When fear rules…
By Mike Balzotti
…Stock markets crash, real estate values plunge. A self-fulfilling prophecy runs it’s course. For sure there are very real factors in the local, national and international markets that are cause for serious concern. In today’s real estate market a major correction in the post 2005 real estate boom is well underway. It is reinforced by the near collapse of credit markets where wholesale restructuring of a system run amuck will surely grab headlines for some time to come.
In listening to the experts in portfolio management the word is don’t panic. Panic selling will only guarantee that you’ll lose even more. Why? Because by cashing in your chips for fear of greater losses you’ll miss the inevitable pendulum swing back up. Savvy financial advisors site the historical ebb and flow of bull and bear markets, where sharp loses are inevitably followed by sharp gains. It is nearly impossible to second-guess the highs and lows—invariably, by the time you know which side of the equation you’re on, it’s too late. You missed it. The winning formula is staying the coarse with proper diversification, or so the experts say.
In real estate we see much the same dynamics. The feeding frenzy of 2005 was in hindsight the top of the market. However in 2006 and 2007, even as inventories of available homes began to skyrocket, sellers kept asking higher and higher prices. This resulted in buyers holding back until the perception fully shifted to a ‘buyers market’. The point is that the shear weight of unsold and rising inventory with fewer and fewer sales foretold that prices would have to adjust. And adjust they did and are.

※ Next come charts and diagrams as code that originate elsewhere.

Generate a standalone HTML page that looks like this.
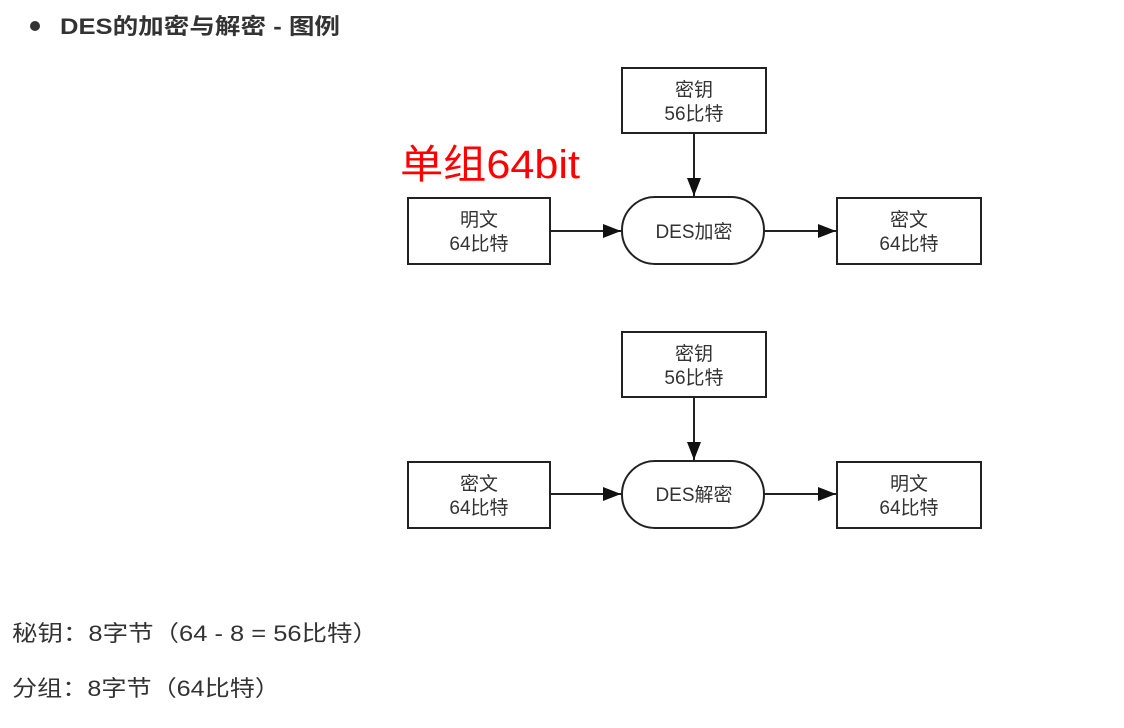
<!DOCTYPE html>
<html><head><meta charset="utf-8"><style>
body{margin:0;background:#fff;width:1124px;height:728px;overflow:hidden}
svg{display:block}
.t{font-family:"Liberation Sans","Noto Sans CJK SC",sans-serif}
</style></head><body>
<svg width="1124" height="728" viewBox="0 0 1124 728" class="t">
<defs><marker id="b" markerWidth="20" markerHeight="14" refX="18" refY="7" orient="auto" markerUnits="userSpaceOnUse"><path d="M0,0 L18,7 L0,14 Z" fill="#111"/></marker></defs>
<circle cx="35" cy="26" r="5" fill="#333"/>
<text x="60" y="34" font-size="22" font-weight="bold" fill="#333" textLength="280" lengthAdjust="spacingAndGlyphs">DES的加密与解密 - 图例</text>
<text x="400" y="178" font-size="40" fill="#f00" textLength="180" lengthAdjust="spacingAndGlyphs">单组64bit</text>
<g stroke="#222" stroke-width="2" fill="none">
<rect x="622" y="68" width="144" height="65"/>
<rect x="408" y="198" width="142" height="66"/>
<rect x="622" y="197" width="142" height="67" rx="33"/>
<rect x="837" y="198" width="144" height="66"/>
<line x1="694" y1="133" x2="694" y2="196" marker-end="url(#b)"/>
<line x1="550" y1="231" x2="621" y2="231" marker-end="url(#b)"/>
<line x1="764" y1="231" x2="836" y2="231" marker-end="url(#b)"/>
<rect x="622" y="332" width="144" height="65"/>
<rect x="408" y="462" width="142" height="66"/>
<rect x="622" y="461" width="142" height="67" rx="33"/>
<rect x="837" y="462" width="144" height="66"/>
<line x1="694" y1="397" x2="694" y2="460" marker-end="url(#b)"/>
<line x1="550" y1="494" x2="621" y2="494" marker-end="url(#b)"/>
<line x1="764" y1="494" x2="836" y2="494" marker-end="url(#b)"/>
</g>
<g font-size="19" fill="#333" text-anchor="middle">
<text x="694" y="96">密钥</text><text x="694" y="120">56比特</text>
<text x="479" y="226">明文</text><text x="479" y="250">64比特</text>
<text x="694" y="238">DES加密</text>
<text x="909" y="226">密文</text><text x="909" y="250">64比特</text>
<text x="694" y="360">密钥</text><text x="694" y="384">56比特</text>
<text x="479" y="490">密文</text><text x="479" y="514">64比特</text>
<text x="694" y="501">DES解密</text>
<text x="909" y="490">明文</text><text x="909" y="514">64比特</text>
</g>
<text x="12" y="641" font-size="22" fill="#333" textLength="366" lengthAdjust="spacingAndGlyphs">秘钥：8字节（64 - 8 = 56比特）</text>
<text x="12" y="696" font-size="22" fill="#333" textLength="268" lengthAdjust="spacingAndGlyphs">分组：8字节（64比特）</text>
</svg>
</body></html>
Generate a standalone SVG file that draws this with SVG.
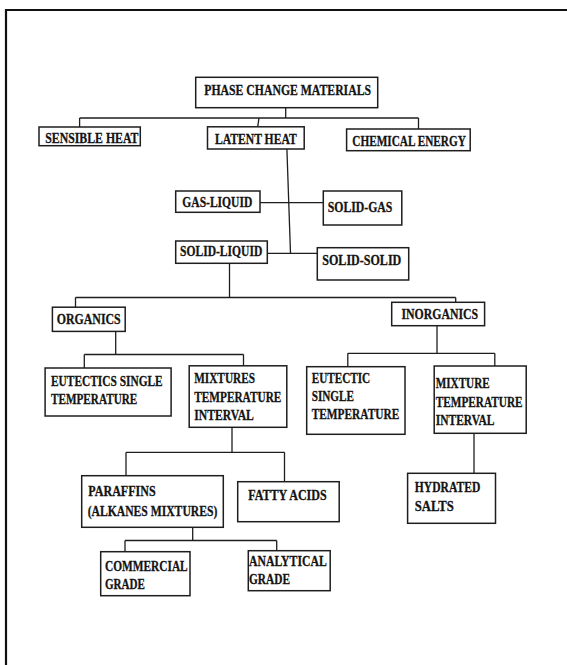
<svg xmlns="http://www.w3.org/2000/svg" width="567" height="665" viewBox="0 0 567 665">
<style>
.bg{fill:#ffffff}
.frame{fill:none;stroke:#111;stroke-width:2.2}
.box{fill:#ffffff;stroke:#1e1e1e;stroke-width:1.5}
.ln{fill:none;stroke:#1e1e1e;stroke-width:1.3}
text{font-family:"Liberation Serif","Times New Roman",serif;font-weight:bold;font-size:15.5px;fill:#141414;stroke:#141414;stroke-width:0.3}
</style>
<rect class="bg" x="0" y="0" width="567" height="665"/>
<path class="frame" d="M6,665 V10 H567"/>
<g id="connectors">
<path class="ln" d="M285.7,107.7 V118"/>
<path class="ln" d="M79.6,118 H418.5"/>
<path class="ln" d="M79.6,118 V127"/>
<path class="ln" d="M259,118 L257.7,126.8"/>
<path class="ln" d="M418.5,118 V129"/>
<path class="ln" d="M286.9,149 L290.5,253.3"/>
<path class="ln" d="M260,202.7 H323.3"/>
<path class="ln" d="M267.3,253.3 H317.3"/>
<path class="ln" d="M229.5,263.3 V297.5"/>
<path class="ln" d="M75.5,297.5 H455.7"/>
<path class="ln" d="M75.5,297.5 V307.2"/>
<path class="ln" d="M455.7,297.5 V302.3"/>
<path class="ln" d="M115.7,331.4 V354.5"/>
<path class="ln" d="M84.3,354.5 H243.5"/>
<path class="ln" d="M84.3,354.5 V368"/>
<path class="ln" d="M243.5,354.5 V365.8"/>
<path class="ln" d="M437,325.7 V353.3"/>
<path class="ln" d="M347.8,353.3 H494.8"/>
<path class="ln" d="M347.8,353.3 V366.7"/>
<path class="ln" d="M494.8,353.3 V366"/>
<path class="ln" d="M232,427.3 V452.3"/>
<path class="ln" d="M126,452.3 H284.5"/>
<path class="ln" d="M126,452.3 V475.7"/>
<path class="ln" d="M284.5,452.3 V481.7"/>
<path class="ln" d="M474,433.3 V473.3"/>
<path class="ln" d="M192.7,527.3 V540.5"/>
<path class="ln" d="M125,540.5 H276.7"/>
<path class="ln" d="M125,540.5 V551.7"/>
<path class="ln" d="M276.7,540.5 V550.7"/>
</g>
<g id="pcm"><rect class="box" x="195.7" y="77.3" width="182" height="30.4"/><text x="204.3" y="94.5" textLength="166.7" lengthAdjust="spacingAndGlyphs">PHASE CHANGE MATERIALS</text></g>
<g id="sensible"><rect class="box" x="39" y="127" width="101.3" height="18.7"/><text x="45.2" y="142.7" textLength="93.3" lengthAdjust="spacingAndGlyphs">SENSIBLE HEAT</text></g>
<g id="latent"><rect class="box" x="207.5" y="126.8" width="96.7" height="22.2"/><text x="215" y="144.3" textLength="81.7" lengthAdjust="spacingAndGlyphs">LATENT HEAT</text></g>
<g id="chemical"><rect class="box" x="346.6" y="129" width="123.6" height="21.7"/><text x="352.3" y="146" textLength="113.5" lengthAdjust="spacingAndGlyphs">CHEMICAL ENERGY</text></g>
<g id="gasliquid"><rect class="box" x="175.7" y="191" width="84.3" height="21.3"/><text x="182.3" y="206.7" textLength="70" lengthAdjust="spacingAndGlyphs">GAS-LIQUID</text></g>
<g id="solidgas"><rect class="box" x="323.3" y="191" width="78.5" height="34"/><text x="327.7" y="212.3" textLength="64.7" lengthAdjust="spacingAndGlyphs">SOLID-GAS</text></g>
<g id="solidliquid"><rect class="box" x="175.7" y="241" width="91.6" height="22.3"/><text x="180" y="256" textLength="82.3" lengthAdjust="spacingAndGlyphs">SOLID-LIQUID</text></g>
<g id="solidsolid"><rect class="box" x="317.3" y="247.7" width="91.4" height="32.3"/><text x="322.3" y="265" textLength="79" lengthAdjust="spacingAndGlyphs">SOLID-SOLID</text></g>
<g id="organics"><rect class="box" x="52.4" y="307.2" width="72.8" height="24.2"/><text x="56.7" y="324.3" textLength="64" lengthAdjust="spacingAndGlyphs">ORGANICS</text></g>
<g id="inorganics"><rect class="box" x="391.7" y="302.3" width="92.9" height="23.4"/><text x="401.4" y="319.3" textLength="76.7" lengthAdjust="spacingAndGlyphs">INORGANICS</text></g>
<g id="eutectics"><rect class="box" x="45.1" y="368" width="126" height="48"/><text x="51" y="385.7" textLength="111.7" lengthAdjust="spacingAndGlyphs">EUTECTICS SINGLE</text><text x="51" y="403.7" textLength="86.3" lengthAdjust="spacingAndGlyphs">TEMPERATURE</text></g>
<g id="mixtures"><rect class="box" x="189.2" y="365.8" width="97.6" height="61.5"/><text x="194.2" y="383" textLength="60.8" lengthAdjust="spacingAndGlyphs">MIXTURES</text><text x="194.2" y="401.5" textLength="87.2" lengthAdjust="spacingAndGlyphs">TEMPERATURE</text><text x="194.2" y="420" textLength="59.7" lengthAdjust="spacingAndGlyphs">INTERVAL</text></g>
<g id="eutectic"><rect class="box" x="306.7" y="366.7" width="98.3" height="67.6"/><text x="311.7" y="382.7" textLength="58.5" lengthAdjust="spacingAndGlyphs">EUTECTIC</text><text x="311.7" y="401" textLength="42.3" lengthAdjust="spacingAndGlyphs">SINGLE</text><text x="311.7" y="419.3" textLength="87.6" lengthAdjust="spacingAndGlyphs">TEMPERATURE</text></g>
<g id="mixture"><rect class="box" x="434.2" y="366" width="92" height="67.3"/><text x="435.7" y="387.7" textLength="54" lengthAdjust="spacingAndGlyphs">MIXTURE</text><text x="435.7" y="406.5" textLength="86.9" lengthAdjust="spacingAndGlyphs">TEMPERATURE</text><text x="435.7" y="425.2" textLength="58.8" lengthAdjust="spacingAndGlyphs">INTERVAL</text></g>
<g id="paraffins"><rect class="box" x="81.7" y="475.7" width="141.6" height="51.6"/><text x="88.3" y="496" textLength="67.4" lengthAdjust="spacingAndGlyphs">PARAFFINS</text><text x="87.7" y="515.5" textLength="129.6" lengthAdjust="spacingAndGlyphs">(ALKANES MIXTURES)</text></g>
<g id="fatty"><rect class="box" x="237.7" y="481.7" width="101.5" height="40"/><text x="248.3" y="500" textLength="78.4" lengthAdjust="spacingAndGlyphs">FATTY ACIDS</text></g>
<g id="hydrated"><rect class="box" x="407.6" y="473.3" width="87.9" height="50"/><text x="414.8" y="492.3" textLength="65.5" lengthAdjust="spacingAndGlyphs">HYDRATED</text><text x="414.8" y="510.7" textLength="39.1" lengthAdjust="spacingAndGlyphs">SALTS</text></g>
<g id="commercial"><rect class="box" x="100.7" y="551.7" width="89.3" height="44"/><text x="105" y="570.7" textLength="82.7" lengthAdjust="spacingAndGlyphs">COMMERCIAL</text><text x="105" y="589" textLength="40" lengthAdjust="spacingAndGlyphs">GRADE</text></g>
<g id="analytical"><rect class="box" x="248.3" y="550.7" width="81.9" height="40"/><text x="249" y="566" textLength="77.7" lengthAdjust="spacingAndGlyphs">ANALYTICAL</text><text x="249" y="584.3" textLength="41" lengthAdjust="spacingAndGlyphs">GRADE</text></g>
</svg>
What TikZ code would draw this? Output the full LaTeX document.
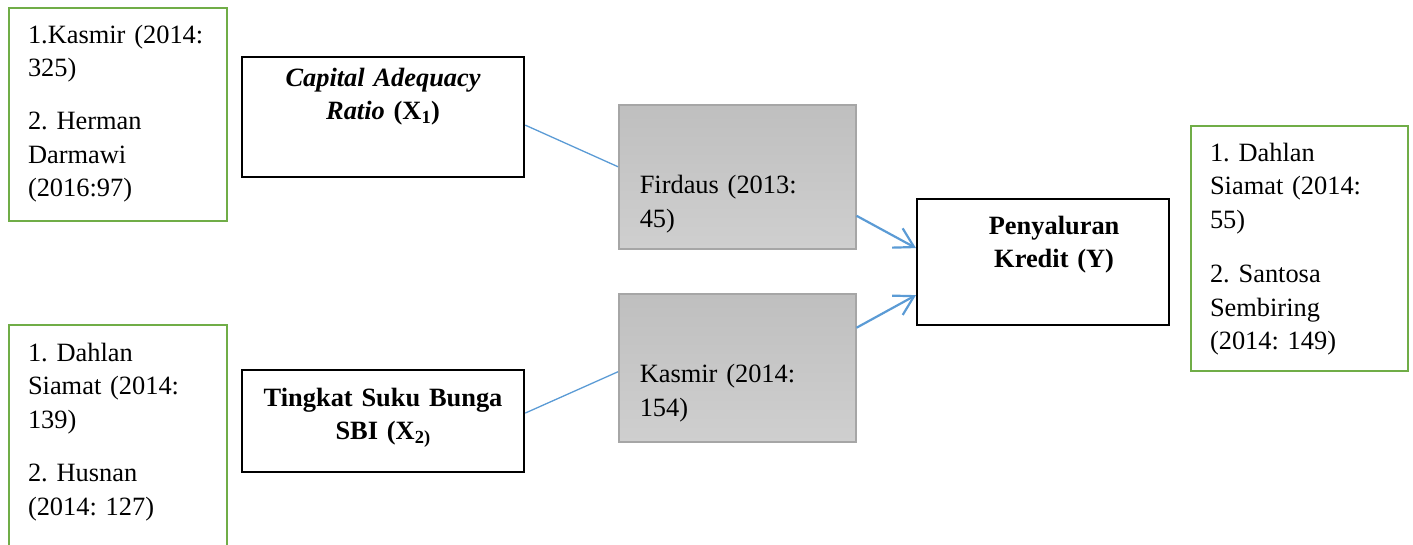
\documentclass[tikz,border=0pt]{standalone}
\usepackage{fontspec}
\setmainfont{Liberation Serif}
\usepackage{tikz}
\usepackage{xcolor}
\usetikzlibrary{arrows.meta}
\definecolor{hijau}{HTML}{70AD47}
\definecolor{biru}{HTML}{5B9BD5}
\definecolor{abugaris}{HTML}{A6A6A6}
\definecolor{abuatas}{HTML}{BFBFBF}
\definecolor{abubawah}{HTML}{CFCFCF}

\begin{document}
\begin{tikzpicture}[x=1pt, y=-1pt,
    teks/.style={font=\fontsize{26.4}{33.5}\selectfont\frenchspacing},
    refbox/.style={teks, draw=hijau, line width=2pt, anchor=north west, align=left,
      inner xsep=19pt, inner ysep=0pt},
    varbox/.style={draw=black, line width=2.2pt, anchor=north west, align=center,
      inner xsep=0pt, inner ysep=0pt, font=\fontsize{26.4}{33.5}\selectfont\bfseries\frenchspacing},
    citebox/.style={teks, draw=abugaris, line width=1.5pt, top color=abuatas, bottom color=abubawah,
      anchor=north west, align=left, inner xsep=21pt, inner ysep=0pt, text width=195pt},
    link/.style={draw=biru, line width=1.3pt},
    pointer/.style={draw=biru, line width=2.2pt, -{Straight Barb[length=19pt, width=22pt]}}]
  % 1 pt = 1 px of the target, y grows downwards
  \useasboundingbox (0,0) rectangle (1413,544);
  % references (green)
  \node[refbox, text width=180pt, text height=35pt, text depth=178pt] (refkiri) at (8,7)
    {1.Kasmir (2014:\\325)\\[19.5pt]2. Herman\\Darmawi\\(2016:97)};
  \node[refbox, text width=180pt, text height=36pt, text depth=188pt] (refbawah) at (8,324)
    {1. Dahlan\\Siamat (2014:\\139)\\[20pt]2. Husnan\\(2014: 127)};
  \node[refbox, text width=179pt, text height=35pt, text depth=210pt] (refkanan) at (1190,125)
    {1. Dahlan\\Siamat (2014:\\55)\\[21pt]2. Santosa\\Sembiring\\(2014: 149)};
  % variables
  \node[varbox, text width=282pt, text height=29pt, text depth=91pt] (car) at (241,56)
    {\textit{Capital Adequacy}\\\textit{Ratio} (X\textsubscript{1})};
  \node[varbox, text width=282pt, text height=36pt, text depth=66pt] (sbi) at (241,369)
    {Tingkat Suku Bunga\\SBI (X\textsubscript{2)}};
  \node[varbox, text width=252pt, text height=35pt, text depth=91pt] (kredit) at (916,198)
    {\hspace*{22pt}Penyaluran\\\hspace*{22pt}Kredit (Y)};
  % theory sources (grey)
  \node[citebox, text height=89pt, text depth=55pt] (firdaus) at (618,104)
    {Firdaus (2013:\\45)};
  \node[citebox, text height=89pt, text depth=59pt] (kasmir) at (618,293)
    {Kasmir (2014:\\154)};
  % connectors
  \draw[link] ([yshift=-8pt]car.east) -- ([yshift=10pt]firdaus.west);
  \draw[link] ([yshift=8pt]sbi.east) -- ([yshift=-4pt]kasmir.west);
  \draw[pointer] ([yshift=-39pt]firdaus.east) -- ([yshift=14pt]kredit.west);
  \draw[pointer] ([yshift=40pt]kasmir.east) -- ([yshift=-33pt]kredit.west);
\end{tikzpicture}
\end{document}
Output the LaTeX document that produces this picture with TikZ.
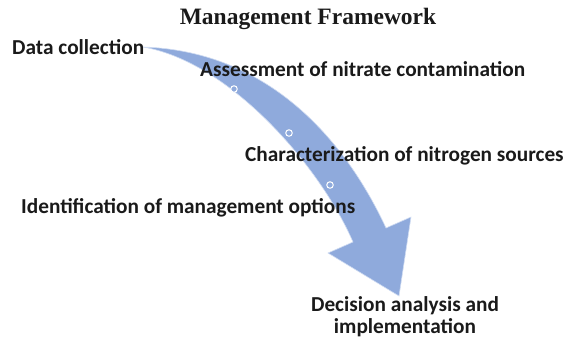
\documentclass[tikz,border=0pt]{standalone}
\usepackage{fontspec}
\setmainfont{Carlito}
\newfontfamily\titlefont{Liberation Serif}
\definecolor{arcblue}{RGB}{143,170,220}
\definecolor{arcedge}{RGB}{208,220,242}
\definecolor{labelgray}{RGB}{26,26,26}

\begin{document}
\begin{tikzpicture}
[x=1pt,y=-1pt,%
  every node/.style={inner sep=0pt,text=labelgray},%
  stage/.style={font=\fontsize{21.3}{22.5}\selectfont\bfseries},%
  waypoint/.style={circle,draw=white,line width=1pt,fill=arcblue,minimum size=6.5pt}]
\useasboundingbox (0,0) rectangle (571,341);
\coordinate (tail) at (143,47);
\fill[arcblue,draw=arcedge,line width=0.6pt]
  (tail) .. controls (273,51) and (348,146) .. (386,228)
  -- (411,217) -- (399,296) -- (328,253) -- (353,242)
  .. controls (321,168) and (231,62) .. (tail) -- cycle;
\node[waypoint] (w1) at (234,89) {};
\node[waypoint] (w2) at (289,133) {};
\node[waypoint] (w3) at (330,185) {};
\node[anchor=base,font=\titlefont\fontsize{23.5}{26}\selectfont\bfseries] (title) at (308,24) {Management Framework};
\node[stage,anchor=base west] (collect) at (12,54) {Data collection};
\node[stage,anchor=base west] (assess) at (200,76) {Assessment of nitrate contamination};
\node[stage,anchor=base west] (sources) at (245,161) {Characterization of nitrogen sources};
\node[stage,anchor=base west] (options) at (21,213) {Identification of management options};
\node[stage,anchor=north,align=center] (decide) at (405,296) {Decision analysis and\\implementation};
\end{tikzpicture}
\end{document}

Now what? Like the stock market, the crystal ball is murky and no one can predict when and where ‘the bottom’ will be. However, we can site predictive trends. An emerging trend is that as home price have fallen, bargain hunters have come into the market and reversed slumping sales. In fact we see that sales have been trending up all year, tracking at about 2001 / 2002 levels (record years at the time). This inverse relationship between prices softening and sales increasing suggests a time of equilibrium in the not too distant future.
The equivalent of having a balanced stock investment portfolio in real estate is to buy location and buy long term. Historically the better locations hold value and appreciate better over time. The aforementioned leading indicator of the increasing pace of sales relative to the amount of inventory is something you can look at in specific markets and price points. In other words, when comparing similar properties in different locations, the shorter the average days on market at any given price point, the better the prospects for both buyers and sellers over time.
As to whether right now is the right time for YOU to buy (or sell) there can be no knee-jerk answer. Everyone’s situation is unique. However, the general rule is, again, like the stock market, history would strongly suggest you can buy with confidence if it’s at least a 3 to 5 year decision. History does tend to repeat itself.
Case in point—over the last 20 years we have seen real estate values increase an average of about 5% per year. The costs of purchasing and selling are about 10%. So, it takes at least 3 years of average appreciation to build additional equity even in ‘normal’ times. As to the question of whether buying now in a soft market may only see home values continue to erode, this is yet another reason why a buyer should be thinking it’s at least 3 to 5 year decision, maybe longer.
However, in spite of the downside risk, there are other compensating benefits to purchasing in today’s market—terrific selection, soft prices and historically low interest rates. For example, for every 1 percent increase in interest rates on an 80% mortgage, the effective cost of the property goes up about 8%. This is because of what the difference in payment would amortize.
Bottom line, fear need not rule. If you have a desire or need to purchase a home and plan on being in that home for at least several years you may well look back with that 20-20 hindsight and pat yourself on the back for making a very timely decision. On the other hand, if you are not in a position to stay the coarse you may do well sitting out this ‘correction’.